I am trying to print a linked list in reverse order using recursion. i.e. : if i added 1,2,3,4,5 to the linked list , the program should output 5,4,3,2,1. Here's the code:

#include <stdio.h>
#include <stdlib.h>

struct Node{
    int data;
    struct Node* next;
};

void Print(struct Node* n)
{
    if(n->next == NULL)
    {
        return;
    }
    Print(n->next);
    printf("%d",n->data);
    
}

void Insert(struct Node** head_ref,int data)
{
    struct Node* new_node = (struct Node*)malloc(sizeof(struct Node));
    new_node->data = data;
    new_node->next = NULL;
    if((*head_ref)==NULL)
    {
        (*head_ref) = new_node;
    }
    else
    {
        struct Node* temp = (*head_ref);
        while(temp!=NULL)
        {
            temp = temp->next;
        }
        temp->next = new_node;
    }
}

int main()
{
    struct Node* head = NULL;
    Insert(&head,1);
    Insert(&head,2);
    Insert(&head,3);
    Insert(&head,4);
    
    Print(head);
}

I have also tried declaring the head pointer as a global variable but still is is not outputting anything. Any help would be appreciated.

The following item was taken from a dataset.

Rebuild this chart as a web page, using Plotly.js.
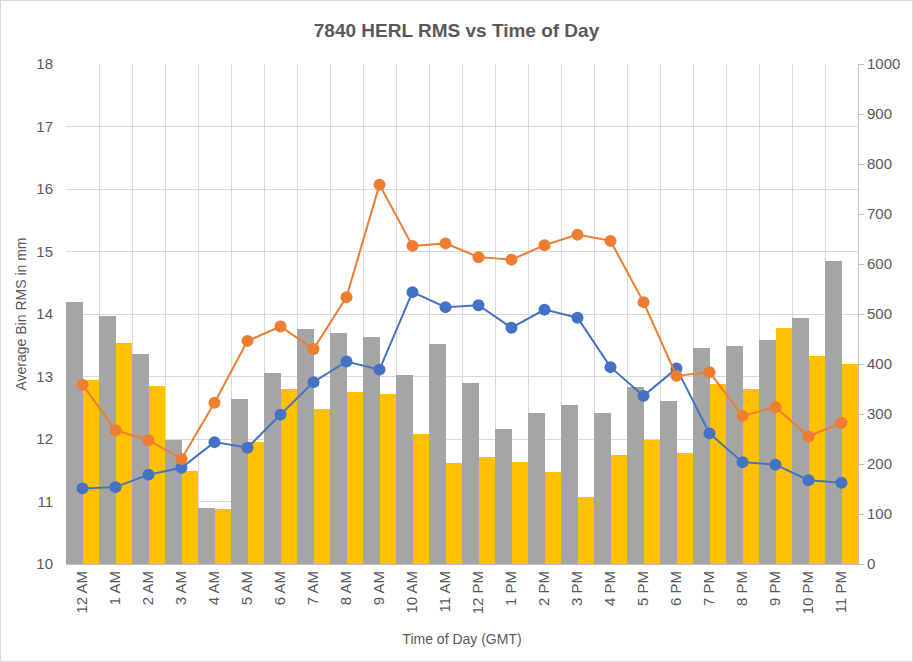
<!DOCTYPE html>
<html>
<head>
<meta charset="utf-8">
<script src="https://cdn.plot.ly/plotly-3.0.1.min.js"></script>
<style>
html,body{margin:0;padding:0;background:#fff;}
#chart{width:911px;height:660px;border:1px solid #d9d9d9;}
</style>
</head>
<body>
<div id="chart"></div>
<script>
const hours = ["12 AM","1 AM","2 AM","3 AM","4 AM","5 AM","6 AM","7 AM","8 AM","9 AM","10 AM","11 AM",
               "12 PM","1 PM","2 PM","3 PM","4 PM","5 PM","6 PM","7 PM","8 PM","9 PM","10 PM","11 PM"];
// Bars (right axis, counts)
const grayBars   = [524,496,421,248,112,330,382,470,463,454,379,440,363,271,303,319,303,354,326,433,436,449,493,607];
const yellowBars = [369,443,357,186,110,245,350,310,344,340,261,202,214,204,184,134,218,248,223,361,350,472,417,401];
// Lines (left axis, mm)
const orangeLine = [12.87,12.14,11.98,11.68,12.58,13.57,13.80,13.44,14.27,16.07,15.09,15.13,
                    14.91,14.87,15.10,15.27,15.17,14.19,13.01,13.07,12.37,12.51,12.04,12.26];
const blueLine   = [11.21,11.23,11.43,11.54,11.95,11.86,12.39,12.91,13.24,13.11,14.35,14.11,
                    14.14,13.78,14.07,13.94,13.15,12.69,13.13,12.09,11.63,11.59,11.34,11.30];

const font = "'Liberation Sans', Arial, sans-serif";
const grey = "#595959";

const traces = [
  {type:"bar", x:hours, y:grayBars, yaxis:"y", marker:{color:"#A5A5A5"}, name:"Gray"},
  {type:"bar", x:hours, y:yellowBars, yaxis:"y", marker:{color:"#FFC000"}, name:"Yellow"},
  {type:"scatter", mode:"lines+markers", x:hours, y:blueLine, yaxis:"y2",
   line:{color:"#4472C4", width:2}, marker:{color:"#4472C4", size:12}, name:"Blue"},
  {type:"scatter", mode:"lines+markers", x:hours, y:orangeLine, yaxis:"y2",
   line:{color:"#ED7D31", width:2}, marker:{color:"#ED7D31", size:12}, name:"Orange"}
];

const layout = {
  width:911, height:660,
  paper_bgcolor:"#fff", plot_bgcolor:"#fff",
  margin:{l:65, r:54, t:63, b:97},
  showlegend:false,
  barmode:"group", bargap:0, bargroupgap:0,
  font:{family:font, color:grey, size:14},
  title:{text:"<b>7840 HERL RMS vs Time of Day</b>", x:0.5, xanchor:"center", y:0.955, yanchor:"middle",
         font:{family:font, size:19, color:grey}},
  xaxis:{type:"category", range:[-0.5, 23.5], tickson:"boundaries", showgrid:true, gridcolor:"#d9d9d9", gridwidth:1,
         tickangle:-90, ticks:"", tickfont:{size:15, color:grey},
         showline:true, linecolor:"#bfbfbf", linewidth:1,
         title:{text:"Time of Day (GMT)", font:{size:14, color:grey}, standoff:20}},
  yaxis:{side:"right", range:[0,1000], dtick:100, showgrid:false, zeroline:false,
         showline:true, linecolor:"#bfbfbf", ticks:"outside", ticklen:5, tickcolor:"#bfbfbf",
         tickfont:{size:15, color:grey}},
  yaxis2:{overlaying:"y", side:"left", range:[10,18], dtick:1, showgrid:true, gridcolor:"#d9d9d9",
          zeroline:false, showline:false, ticks:"", ticklabelstandoff:12, tickfont:{size:15, color:grey},
          title:{text:"Average Bin RMS in mm", font:{size:14, color:grey}, standoff:6}}
};

Plotly.newPlot("chart", traces, layout, {displayModeBar:false, staticPlot:true});
</script>
</body>
</html>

Also if you think there something missing in my code or something that i don't understand correctly, if possible please point me to some resources where i can learn the concept.

Thanks

CodePudding user response：

Two mistakes:

The loop condition int the loop that finds the last node is wrong.

It is:

while(temp!=NULL)

while it should be:

while(temp->next!=NULL)

Otherwise, the update at:

while (temp != NULL) { ... }
temp->next = new_node; // segmentation fault

will explode because temp is NULL at that place.

Second error:

When printing the early check if tail is reached should be:

if(n == NULL) // not `if (n->next == NULL)`

Otherwise, the tail will not be printed.

After those fixes the program prints:

1234

If you want to reverse the order just swap printf and recursive Print() calls:

    Print(n->next);
    printf("%d",n->data);